▶ REQUIRED TASK
Your task is to output the listing word for word, with pictures excluded.

▶ MATERIAL

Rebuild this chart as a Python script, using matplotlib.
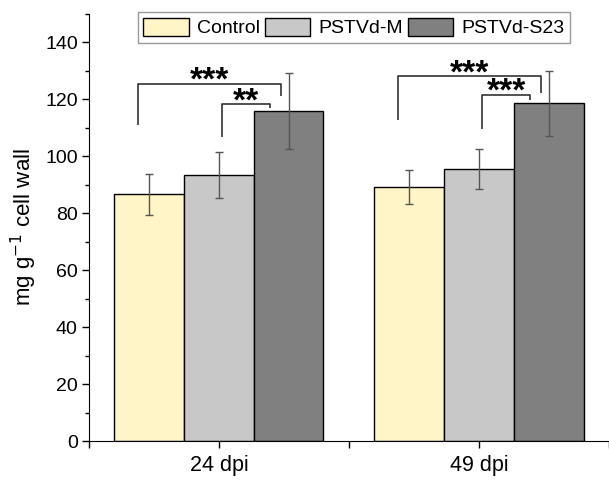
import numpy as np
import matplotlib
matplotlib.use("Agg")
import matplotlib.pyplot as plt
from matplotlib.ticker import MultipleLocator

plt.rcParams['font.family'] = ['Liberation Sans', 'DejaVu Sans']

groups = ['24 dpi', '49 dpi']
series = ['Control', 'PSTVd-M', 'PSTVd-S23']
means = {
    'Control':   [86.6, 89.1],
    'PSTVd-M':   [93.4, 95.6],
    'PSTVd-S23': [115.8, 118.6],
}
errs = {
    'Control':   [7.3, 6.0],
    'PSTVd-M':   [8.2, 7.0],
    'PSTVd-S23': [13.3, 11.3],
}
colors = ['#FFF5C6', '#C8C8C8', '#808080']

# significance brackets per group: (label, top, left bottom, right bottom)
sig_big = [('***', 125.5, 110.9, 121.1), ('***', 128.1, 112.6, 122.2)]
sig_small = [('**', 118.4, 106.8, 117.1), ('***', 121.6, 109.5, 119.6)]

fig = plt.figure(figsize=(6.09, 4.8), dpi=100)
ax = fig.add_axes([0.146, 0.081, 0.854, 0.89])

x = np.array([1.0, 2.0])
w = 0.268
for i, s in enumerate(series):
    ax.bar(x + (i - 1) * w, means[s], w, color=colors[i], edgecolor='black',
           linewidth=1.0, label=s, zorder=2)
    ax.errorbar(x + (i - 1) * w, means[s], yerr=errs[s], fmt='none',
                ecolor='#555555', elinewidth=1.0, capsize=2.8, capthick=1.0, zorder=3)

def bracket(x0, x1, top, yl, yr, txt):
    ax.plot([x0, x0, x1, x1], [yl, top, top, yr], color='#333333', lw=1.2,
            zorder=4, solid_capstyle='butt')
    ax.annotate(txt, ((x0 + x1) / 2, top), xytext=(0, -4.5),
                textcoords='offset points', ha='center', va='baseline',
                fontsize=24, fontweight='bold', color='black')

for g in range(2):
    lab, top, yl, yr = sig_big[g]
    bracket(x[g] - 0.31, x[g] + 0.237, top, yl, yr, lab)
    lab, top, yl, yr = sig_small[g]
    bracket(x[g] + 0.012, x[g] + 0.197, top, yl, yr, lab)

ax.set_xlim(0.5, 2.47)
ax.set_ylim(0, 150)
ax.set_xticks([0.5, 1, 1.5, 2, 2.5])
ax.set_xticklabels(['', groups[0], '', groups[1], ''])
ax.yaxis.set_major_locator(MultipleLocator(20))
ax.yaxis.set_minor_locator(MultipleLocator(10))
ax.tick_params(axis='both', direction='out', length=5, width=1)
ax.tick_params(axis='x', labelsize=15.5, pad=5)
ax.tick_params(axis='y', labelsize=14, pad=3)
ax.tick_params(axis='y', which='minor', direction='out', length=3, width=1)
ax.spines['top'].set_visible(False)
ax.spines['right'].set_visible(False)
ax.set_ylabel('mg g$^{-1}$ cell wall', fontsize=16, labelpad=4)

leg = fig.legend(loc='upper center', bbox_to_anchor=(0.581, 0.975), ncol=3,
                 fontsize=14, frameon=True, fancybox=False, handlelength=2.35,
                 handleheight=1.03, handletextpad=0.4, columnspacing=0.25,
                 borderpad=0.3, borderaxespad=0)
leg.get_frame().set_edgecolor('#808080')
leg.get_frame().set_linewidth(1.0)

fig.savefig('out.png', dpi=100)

▶ OUTPUT FOR THIS EXERCISE
Rebuild this chart as a Python script, using matplotlib.
import numpy as np
import matplotlib
matplotlib.use("Agg")
import matplotlib.pyplot as plt
from matplotlib.ticker import MultipleLocator

plt.rcParams['font.family'] = ['Liberation Sans', 'DejaVu Sans']

groups = ['24 dpi', '49 dpi']
series = ['Control', 'PSTVd-M', 'PSTVd-S23']
means = {
    'Control':   [86.6, 89.1],
    'PSTVd-M':   [93.4, 95.6],
    'PSTVd-S23': [115.8, 118.6],
}
errs = {
    'Control':   [7.3, 6.0],
    'PSTVd-M':   [8.2, 7.0],
    'PSTVd-S23': [13.3, 11.3],
}
colors = ['#FFF5C6', '#C8C8C8', '#808080']

# significance brackets per group: (label, top, left bottom, right bottom)
sig_big = [('***', 125.5, 110.9, 121.1), ('***', 128.1, 112.6, 122.2)]
sig_small = [('**', 118.4, 106.8, 117.1), ('***', 121.6, 109.5, 119.6)]

fig = plt.figure(figsize=(6.09, 4.8), dpi=100)
ax = fig.add_axes([0.146, 0.081, 0.854, 0.89])

x = np.array([1.0, 2.0])
w = 0.268
for i, s in enumerate(series):
    ax.bar(x + (i - 1) * w, means[s], w, color=colors[i], edgecolor='black',
           linewidth=1.0, label=s, zorder=2)
    ax.errorbar(x + (i - 1) * w, means[s], yerr=errs[s], fmt='none',
                ecolor='#555555', elinewidth=1.0, capsize=2.8, capthick=1.0, zorder=3)

def bracket(x0, x1, top, yl, yr, txt):
    ax.plot([x0, x0, x1, x1], [yl, top, top, yr], color='#333333', lw=1.2,
            zorder=4, solid_capstyle='butt')
    ax.annotate(txt, ((x0 + x1) / 2, top), xytext=(0, -4.5),
                textcoords='offset points', ha='center', va='baseline',
                fontsize=24, fontweight='bold', color='black')

for g in range(2):
    lab, top, yl, yr = sig_big[g]
    bracket(x[g] - 0.31, x[g] + 0.237, top, yl, yr, lab)
    lab, top, yl, yr = sig_small[g]
    bracket(x[g] + 0.012, x[g] + 0.197, top, yl, yr, lab)

ax.set_xlim(0.5, 2.47)
ax.set_ylim(0, 150)
ax.set_xticks([0.5, 1, 1.5, 2, 2.5])
ax.set_xticklabels(['', groups[0], '', groups[1], ''])
ax.yaxis.set_major_locator(MultipleLocator(20))
ax.yaxis.set_minor_locator(MultipleLocator(10))
ax.tick_params(axis='both', direction='out', length=5, width=1)
ax.tick_params(axis='x', labelsize=15.5, pad=5)
ax.tick_params(axis='y', labelsize=14, pad=3)
ax.tick_params(axis='y', which='minor', direction='out', length=3, width=1)
ax.spines['top'].set_visible(False)
ax.spines['right'].set_visible(False)
ax.set_ylabel('mg g$^{-1}$ cell wall', fontsize=16, labelpad=4)

leg = fig.legend(loc='upper center', bbox_to_anchor=(0.581, 0.975), ncol=3,
                 fontsize=14, frameon=True, fancybox=False, handlelength=2.35,
                 handleheight=1.03, handletextpad=0.4, columnspacing=0.25,
                 borderpad=0.3, borderaxespad=0)
leg.get_frame().set_edgecolor('#808080')
leg.get_frame().set_linewidth(1.0)

fig.savefig('out.png', dpi=100)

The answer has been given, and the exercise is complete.